Em inglês, o nome Amigos Imaginários (Imaginary Friends) forma a sugestiva sigla IF. E isso quer dizer "Se...". Não há expressão mais usada para alguém que perdeu pai ou mãe na juventude. E se meu pai estivesse aqui? E se eu soubesse, na vida adulta, o que ele responderia para determinada situação? E se eu pudesse falar com ele? E se ele me apoiasse agora? E se fosse possível um abraço? — isso só para citar alguns dos tantos "ifs" que me pergunto diariamente há décadas.
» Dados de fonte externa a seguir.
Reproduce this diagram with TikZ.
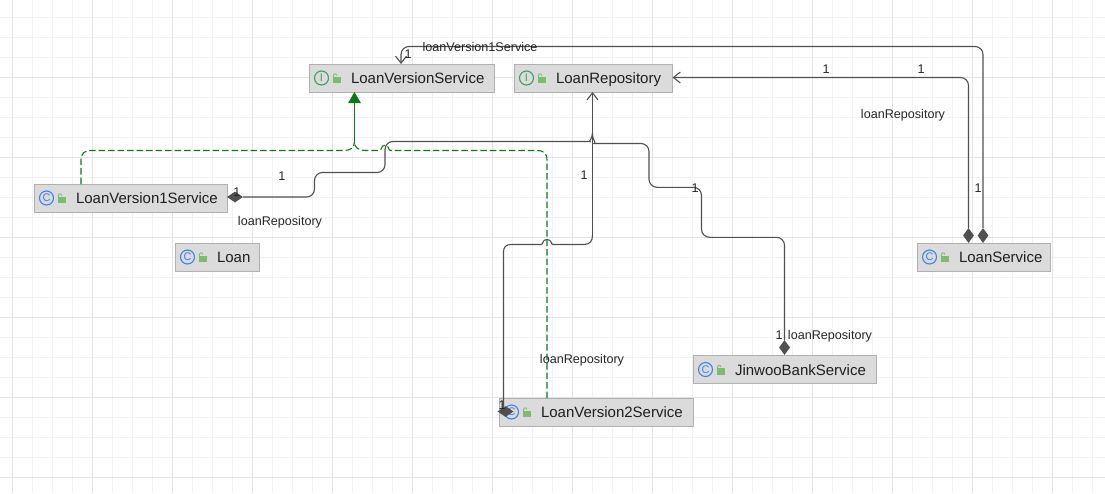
\documentclass[tikz,border=0pt]{standalone}
\usepackage{fontspec}
\setmainfont{Liberation Sans}
\usetikzlibrary{shapes.geometric,arrows.meta}
\definecolor{gridminor}{HTML}{F2F2F2}
\definecolor{gridmajor}{HTML}{E4E4E4}
\definecolor{boxfill}{HTML}{DBDBDB}
\definecolor{boxline}{HTML}{B0B0B0}
\definecolor{conn}{HTML}{505050}
\definecolor{implgreen}{HTML}{0B7A16}
\definecolor{iconblue}{HTML}{3C82F0}
\definecolor{icongreen}{HTML}{3FA060}
\definecolor{lockgreen}{HTML}{7DBB6E}
\tikzset{
  x=1pt,y=-1pt,
  umlbox/.style={draw=boxline,fill=boxfill,line width=1pt,inner sep=0pt,align=left,text height=12pt,text depth=1pt,minimum height=28pt,text=black!88,font=\fontsize{15}{16}\selectfont},
  lbl/.style={inner sep=0pt,text height=9pt,text depth=2pt,yshift=-1pt,text=black!85,font=\fontsize{12.6}{14}\selectfont},
  assoc/.style={draw=conn,line width=1.1pt,rounded corners=8pt},
  impl/.style={draw=implgreen,line width=1.1pt,dash pattern=on 6.5pt off 3pt},
  compoV/.style={diamond,fill=conn,inner sep=0pt,minimum width=11pt,minimum height=15pt},
  compoH/.style={diamond,fill=conn,inner sep=0pt,minimum width=16pt,minimum height=11pt},
  icon/.style={circle,draw=#1,line width=1.1pt,text=#1,inner sep=0pt,minimum size=14pt,font=\fontsize{11}{11}\selectfont},
  lockb/.style={fill=lockgreen,draw=none,inner sep=0pt,minimum width=8pt,minimum height=6.5pt},
  openarrow/.style={-{Straight Barb[length=7pt,width=11pt,line width=1.1pt]}},
}
\newcommand{\umlnode}[8]{%
  \node[umlbox,text width=#4-#2 pt,minimum width=#4-#2 pt] (#1) at ({(#2+#4)/2},{(#3+#5)/2}) {\hspace*{#6pt}#8};
  \node[icon=#7] (#1c) at ({#2+12},{(#3+#5)/2}) {\ifnum\pdfstrcmp{#7}{iconblue}=0 C\else I\fi};
  \node[lockb] (#1l) at ({#2+27},{(#3+#5)/2+2}) {};
  \draw[lockgreen,line width=0.9pt] ({#2+23.7},{(#3+#5)/2-1}) .. controls ({#2+23.7},{(#3+#5)/2-5}) and ({#2+27},{(#3+#5)/2-5}) .. ({#2+27.3},{(#3+#5)/2-2.5});
}
\begin{document}
\begin{tikzpicture}
\useasboundingbox (0,0) rectangle (1105,493);
\fill[white] (0,0) rectangle (1105,493);
% grid
\foreach \gx in {12,32,...,1100} \draw[gridminor,line width=0.9pt] (\gx,0) -- (\gx,493);
\foreach \gy in {17,37,...,490} \draw[gridminor,line width=0.9pt] (0,\gy) -- (1105,\gy);
\foreach \gx in {12,92,...,1100} \draw[gridmajor,line width=0.9pt] (\gx,0) -- (\gx,493);
\foreach \gy in {77,157,...,490} \draw[gridmajor,line width=0.9pt] (0,\gy) -- (1105,\gy);

% classes
\umlnode{lvs}{309.5}{64}{494.5}{92}{41.5}{icongreen}{LoanVersionService}
\umlnode{repo}{514.5}{64}{672.5}{92}{41.5}{icongreen}{LoanRepository}
\umlnode{vone}{34.5}{184}{227}{212}{41.5}{iconblue}{LoanVersion1Service}
\umlnode{loan}{175.5}{243}{259.5}{271}{41.5}{iconblue}{Loan}
\umlnode{svc}{917.5}{243}{1050.5}{271}{41.5}{iconblue}{LoanService}
\umlnode{jbs}{693.5}{356}{876.5}{383}{41.5}{iconblue}{JinwooBankService}
\umlnode{vtwo}{499.5}{398}{693}{426}{41.5}{iconblue}{LoanVersion2Service}

% composition ends
\node[compoH] (dvone) at (235,197) {};
\node[compoH] (dvtwo) at (505.5,411.5) {};
\node[compoV] (djbs) at (784.5,347.5) {};
\node[compoV] (dsvcr) at (968.5,235.5) {};
\node[compoV] (dsvcv) at (983,235.5) {};

% targets and free ends
\coordinate (tlvs) at (354.5,92);
\coordinate (tlvsv) at (401,64);
\coordinate (trepo) at (592.5,92);
\coordinate (trepos) at (672.5,77.5);
\coordinate (svone) at (81,184);
\coordinate (svtwo) at (547,398);

% realization edges
\draw[impl] (svone) -- (81,160) .. controls (81,153) and (85,150.5) .. (91,150.5) -- (344,150.5) .. controls (350,150.5) and (354.5,148) .. (354.5,142);
\draw[impl] (svtwo) -- (547,160) .. controls (547,153) and (543,150.5) .. (537,150.5) -- (390.5,150.5) .. controls (388,150.5) and (389.5,145.3) .. (385,145.3) .. controls (380.5,145.3) and (382,150.5) .. (379.5,150.5) -- (365,150.5) .. controls (359,150.5) and (354.5,148) .. (354.5,142);
\draw[draw=implgreen,line width=1.1pt,-{Triangle[length=11pt,width=12.5pt]}] (354.5,143) -- (tlvs);

% repository edges
\draw[assoc] (dvone.east) -- (314.5,197) -- (314.5,172.5) -- (385,172.5) -- (385,141.5) -- (582,141.5) .. controls (588,141.5) and (592.5,139) .. (592.5,133);
\draw[assoc,sharp corners] (592.5,235) .. controls (592.5,241) and (590,244.5) .. (584,244.5) -- (553,244.5) .. controls (550.5,244.5) and (552,239.5) .. (547,239.5) .. controls (542,239.5) and (543.5,244.5) .. (541,244.5) -- (511,244.5) .. controls (506,244.5) and (503.5,247) .. (503.5,252) -- (503.5,411.5);
\draw[assoc,sharp corners,openarrow] (592.5,235) -- (trepo);
\draw[assoc] (djbs.north) -- (784.5,237.3) -- (701.5,237.3) -- (701.5,187.3) -- (649,187.3) -- (649,143.5) -- (602,143.5) .. controls (597,143.5) and (592.5,141) .. (592.5,133);
\draw[assoc,openarrow] (dsvcr.north) -- (968.5,77.5) -- (trepos);
\draw[assoc,openarrow] (dsvcv.north) -- (983,46.5) -- (401,46.5) -- (tlvsv);

% labels
\node[lbl] (a1) at (408,53.5) {1};
\node[lbl] (a2) at (480,47) {loanVersion1Service};
\node[lbl] (a3) at (826,69) {1};
\node[lbl] (a4) at (921,69) {1};
\node[lbl] (a5) at (903,114) {loanRepository};
\node[lbl] (a6) at (978,188) {1};
\node[lbl] (a7) at (584,175) {1};
\node[lbl] (a8) at (695,188) {1};
\node[lbl] (a9) at (282,175.5) {1};
\node[lbl] (a10) at (237,191.5) {1};
\node[lbl] (a11) at (280,221) {loanRepository};
\node[lbl] (a12) at (779,335) {1};
\node[lbl] (a13) at (830,335) {loanRepository};
\node[lbl] (a14) at (582,359) {loanRepository};
\node[lbl] (a15) at (502,405) {1};
\end{tikzpicture}
\end{document}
Na pré-estreia do filme, no sábado (11), no Shopping Cidade Jardim, enquanto crianças se empolgavam com as cenas fofinhas que misturam cartoon com gravações de gente de verdade, mães e pais soluçavam. A criança sem pais é o medo mais presente da maternidade. A gente, quando tem filho, não pode se dar ao luxo de morrer. Ver a garotinha de pink com a chupeta azul me gela a espinha porque eu quero que ela encontre os papais dela (vai encontrar), mas também porque eu sou ela. Como sou a Bea do filme infantil, ensimesmada com suas tristezas mais indissolúveis.
O buraco fundamental
O filme Aftersun, de 2022, coloca esse vazio existencial do "If" de uma maneira menos evidente. Ali, uma garota de 20 e poucos anos relembra sua viagem de férias com o pai na infância. A colagem de cenas é poesia pura: insegurança, depressão, cuidado e carinho em longas tomadas silenciosas nem sempre sequenciais. Curioso, é bem assim que me lembro de meu pai, em uma costura que aprendi a fazer com a memória para poder ficar com alguma coisa que fosse nossa de fato.
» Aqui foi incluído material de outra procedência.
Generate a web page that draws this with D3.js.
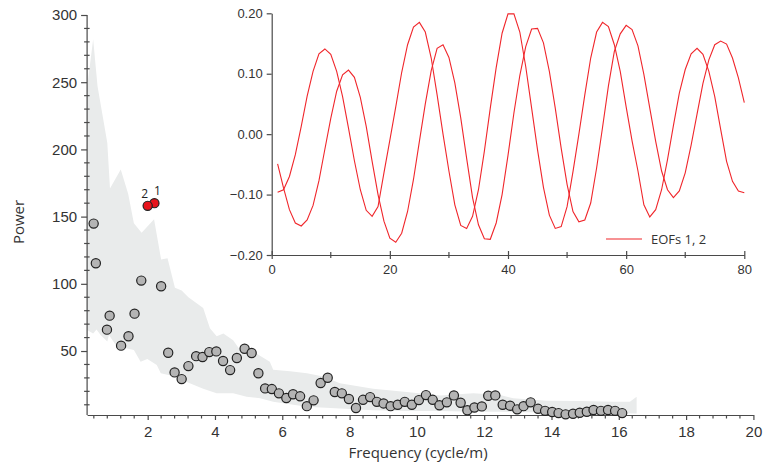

Após terminar o filme, escrevi para o amigo que me recomendou perguntando em tom de brincadeira por que ele havia feito aquilo comigo. Eu estava soluçando, completamente despreparada para lidar com o que me causou uma obra sobre a lembrança da presença de um pai agora ausente. Perguntei: "Por que será que isso (a morte de meu pai) aconteceu?". E ele respondeu que gostaria de dizer que era para eu ficar mais forte, como de fato sou, mas a verdade é que ele gostaria que nada disso tivesse acontecido. Ficamos em um silêncio resignado que me levou a pensar que carrego o que chamei de buraco fundamental dentro de mim. Esse buraco é formado de ausência e de todos os "e se..." que nunca serei capaz de concretizar.
A gente, na vida, tem ambições que são possíveis: ter uma carreira de sucesso, ter uma casa, conhecer a Finlândia ou Cuzco. Mas quem fica órfão na juventude cria em si um desejo irrealizável: voltar a conviver. No meu caso, ter uma conversa adulta para sacar de verdade, com olhar um pouco mais apurado, quem era esse cara que me gerou. Tenho evidências, memórias difusas, fitas VHS e histórias que me contam mas, como entrevistadora, sei que falta olhar no olho, ouvir a voz e entender de fato sua personalidade. Pois bem, essa aspiração é impossível e me deixa aqui com o buraco fundamental. Não há modo de preenchê-lo de verdade, então aprendi a viver a vida tentando colocar outras coisas (amigos, amores, conversas e trabalhos) nessa lacuna. Estou aqui, viva e feliz. Mas o meu vazio também vai comigo onde eu estiver.
Na vida real, a tristeza da tragédia no RS acomete mesmo quem nunca viveu algo parecido. Todos os nossos sentimentos no Brasil estão manchados com o barro do Sul. Mas as crianças que ficaram sem pais nos atravessam de uma maneira infinitamente triste pela consciência de todos os "e se..." que ainda virão.
O filme "Solo Dios Sabe" tem uma frase que me acompanha há muitos anos. Alice Braga e Diego Luna atravessam o México de carro, em um daqueles encontros do acaso que deixam o resto do mundo todo pequeno. Em um momento, constatam que ambos são órfãos. "É a irmandade dos órfãos", o personagem diz. Eu já escrevi sobre isso aqui. Olhar o outro e entender sua dor, ciente de que não existe nada ao nosso alcance para melhorar a situação. A frase de meu amigo "Gostaria que não tivesse acontecido isso com você" basta.
Em momentos de extrema tristeza, eu espero que a gente tenha, como a Bea de "Amigos Imaginários", lápis de cor para alegrar um pouco as telas marrons. E saiba criar grandes universos "If" onde a dor não seja tamanha. Eu espero que esse texto te abrace também.